Because, in this world, massive undertakings go kablooey if the right person wants them to go kablooey—just ask that couple at the diner. With so much out in the open as season three heads toward its final installment, control is one of the show’s last great illusions. (That and what Beeman knows about his neighbors. But that truth will be revealed in time—unless Stan gets hung up on his dealings with Oleg. Gosh there’s a lot to keep track of with this show.) There are people above Gabriel (and people above Claudia, even) who still believe that Paige is the face of Directorate S’ second generation. Next week’s finale should have some say in whether or not that’s a face Paige will end up adopting.
Stray observations:
- You can give Stan this much: He’s properly guessed that the woman he shot in “The Colonel” a) survived and b) later attacked Aderholt and Gaad. (All the while, he draws a linear connection from the end of season three to the beginning of season three and the end of season one! Nice piece of writing there.) He’s off on the specifics of Amador’s killer and the source of the bug, though: It hasn’t occurred to him that the illegals might be working as a team—perhaps, even, as a couple?
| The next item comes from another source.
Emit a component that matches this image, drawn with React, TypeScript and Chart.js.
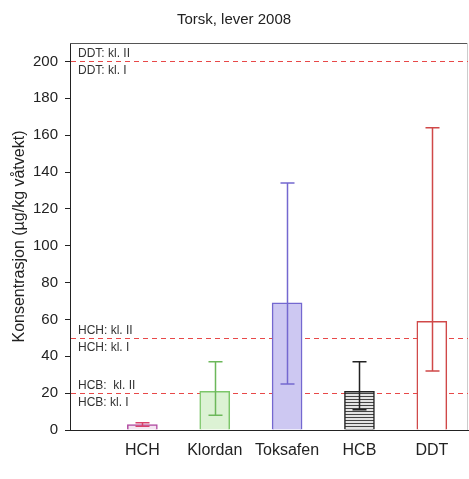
import React, { useEffect, useRef } from "react";
import { Chart, registerables } from "chart.js";

Chart.register(...registerables);

const categories = ["HCH", "Klordan", "Toksafen", "HCB", "DDT"];
const means = [3, 21, 69, 21, 59];
const errLow = [2, 8, 25, 11, 32];
const errHigh = [4, 37, 134, 37, 164];
const yTicks = [0, 20, 40, 60, 80, 100, 120, 140, 160, 180, 200];
const refValues = [200, 50, 20];
const refUpper = ["DDT: kl. II", "HCH: kl. II", "HCB:  kl. II"];
const refLower = ["DDT: kl. I", "HCH: kl. I", "HCB: kl. I"];

const fills = ["#f4e4f1", "#dcf2d4", "#cdc8f2", "HATCH", "#ffffff"];
const borders = ["#b04aa0", "#7cc66a", "#7468d0", "#222222", "#d04848"];
const errColors = ["#d8406a", "#6cb85a", "#7468d0", "#222222", "#d04848"];

const FONT = "'Liberation Sans', Arial, sans-serif";

function makeHatch(): CanvasPattern | string {
  const c = document.createElement("canvas");
  c.width = 6;
  c.height = 3;
  const g = c.getContext("2d");
  if (!g) return "#ddd";
  g.fillStyle = "#e4e4e4";
  g.fillRect(0, 0, 6, 3);
  g.fillStyle = "#444";
  g.fillRect(0, 0, 6, 1);
  return g.createPattern(c, "repeat") || "#ddd";
}

const refPlugin = {
  id: "refLines",
  beforeDatasetsDraw(chart: any) {
    const { ctx, chartArea } = chart;
    const y = chart.scales.y;
    ctx.save();
    ctx.strokeStyle = "#555";
    ctx.lineWidth = 1;
    ctx.beginPath();
    ctx.moveTo(chartArea.left, chartArea.top + 0.5);
    ctx.lineTo(chartArea.right, chartArea.top + 0.5);
    ctx.stroke();
    ctx.strokeStyle = "#ccc";
    ctx.beginPath();
    ctx.moveTo(chartArea.right - 0.5, chartArea.top);
    ctx.lineTo(chartArea.right - 0.5, chartArea.bottom);
    ctx.stroke();
    refValues.forEach((v, i) => {
      const py = Math.round(y.getPixelForValue(v)) + 0.5;
      ctx.strokeStyle = "#e84848";
      ctx.lineWidth = 1;
      ctx.setLineDash([5, 4]);
      ctx.beginPath();
      ctx.moveTo(chartArea.left + 1, py);
      ctx.lineTo(chartArea.right, py);
      ctx.stroke();
      ctx.setLineDash([]);
      ctx.fillStyle = "#333";
      ctx.font = `12px ${FONT}`;
      ctx.textBaseline = "middle";
      ctx.textAlign = "left";
      ctx.fillText(refUpper[i], chartArea.left + 8, py - 8);
      ctx.fillText(refLower[i], chartArea.left + 8, py + 9);
    });
    ctx.restore();
  },
};

const errPlugin = {
  id: "errBars",
  afterDatasetsDraw(chart: any) {
    const { ctx } = chart;
    const x = chart.scales.x;
    const y = chart.scales.y;
    ctx.save();
    ctx.lineWidth = 1.5;
    categories.forEach((_, i) => {
      const px = Math.round(x.getPixelForValue(i + 1)) + 0.5;
      const lo = y.getPixelForValue(errLow[i]);
      const hi = y.getPixelForValue(errHigh[i]);
      ctx.strokeStyle = errColors[i];
      ctx.beginPath();
      ctx.moveTo(px, lo);
      ctx.lineTo(px, hi);
      ctx.moveTo(px - 7, hi);
      ctx.lineTo(px + 7, hi);
      ctx.moveTo(px - 7, lo);
      ctx.lineTo(px + 7, lo);
      ctx.stroke();
    });
    ctx.restore();
  },
};

export default function App() {
  const ref = useRef<HTMLCanvasElement>(null);
  useEffect(() => {
    if (!ref.current) return;
    const hatch = makeHatch();
    const bg = fills.map((f) => (f === "HATCH" ? hatch : f));
    const chart = new Chart(ref.current, {
      type: "bar",
      data: {
        datasets: [
          {
            data: means.map((v, i) => ({ x: i + 1, y: v })),
            backgroundColor: bg as any,
            borderColor: borders,
            borderWidth: 1.5,
            barThickness: 30,
          },
        ],
      },
      options: {
        responsive: false,
        animation: false,
        layout: { padding: { left: 0, right: 1, top: 0, bottom: 0 } },
        plugins: {
          legend: { display: false },
          tooltip: { enabled: false },
          title: {
            display: true,
            text: "Torsk, lever 2008",
            color: "#222",
            font: { family: FONT, size: 15, weight: "normal" },
            padding: { top: 11, bottom: 14 },
          },
        },
        scales: {
          x: {
            type: "linear",
            min: 0,
            max: 5.5,
            offset: false,
            afterBuildTicks: (s: any) => {
              s.ticks = categories.map((_, i) => ({ value: i + 1 }));
            },
            afterFit: (s: any) => {
              s.height = 49;
            },
            grid: { display: false, offset: false },
            border: { display: true, color: "#222", width: 1 },
            ticks: {
              autoSkip: false,
              maxRotation: 0,
              padding: 3,
              color: "#222",
              font: { family: FONT, size: 16 },
              callback: (v: any) => categories[Number(v) - 1] ?? "",
            },
          },
          y: {
            min: 0,
            max: 210,
            afterBuildTicks: (s: any) => {
              s.ticks = yTicks.map((v) => ({ value: v }));
            },
            afterFit: (s: any) => {
              s.width = 70;
            },
            grid: {
              display: true,
              drawOnChartArea: false,
              drawTicks: true,
              tickLength: 5,
              color: "#222",
            },
            border: { display: true, color: "#222", width: 1 },
            ticks: {
              padding: 7,
              color: "#222",
              font: { family: FONT, size: 15 },
            },
            title: {
              display: true,
              text: "Konsentrasjon (µg/kg våtvekt)",
              color: "#222",
              font: { family: FONT, size: 16 },
              padding: { top: 10, bottom: 0 },
            },
          },
        },
      },
      plugins: [refPlugin, errPlugin],
    });
    return () => chart.destroy();
  }, []);
  return (
    <div style={{ position: "fixed", left: 0, top: 0, width: 469, height: 479, background: "#fff" }}>
      <canvas ref={ref} width={469} height={479} />
    </div>
  );
}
- The Americans Wig Report: Season Three, Week 12: A for “Ah, so the wigs are held in place with an intricate system of pins and nets.” (And if getting Philip out of one wig is so much work, just imagine the labor involved in moving the Jennings in and out of the multiple identities they assume in “I Am Abassin Zadran.”)
- The Americans Soundtrack Report: Season Three, Week 12: B+ for the Ultravox cut, “Vienna,” though that’s less for the way the song sounds on the show and more for the way it’s used. Elizabeth drowning out the sound of her invitation to Paige is an ingenious meshing of spy craft and parenting, and it links the episode’s two biggest moves: “Vienna” is also the song playing on Hans’ car radio as he monitors Martha’s apartment.
- Was there any Mail Robot? With the Rezidentura doubting Mail Robot’s efficacy as a field agent, it proves its worth by taunting Aderholt. Never before has the Mail Robot’s beep sounded more like the “Meep meep” of The Roadrunner.
- Did anyone mention Mail Robot? Oleg and Tatiana show their allegiance to Mail Robot by arguing for the value of its Jerry Lewis-based intelligence. All around good week for Mail Robot.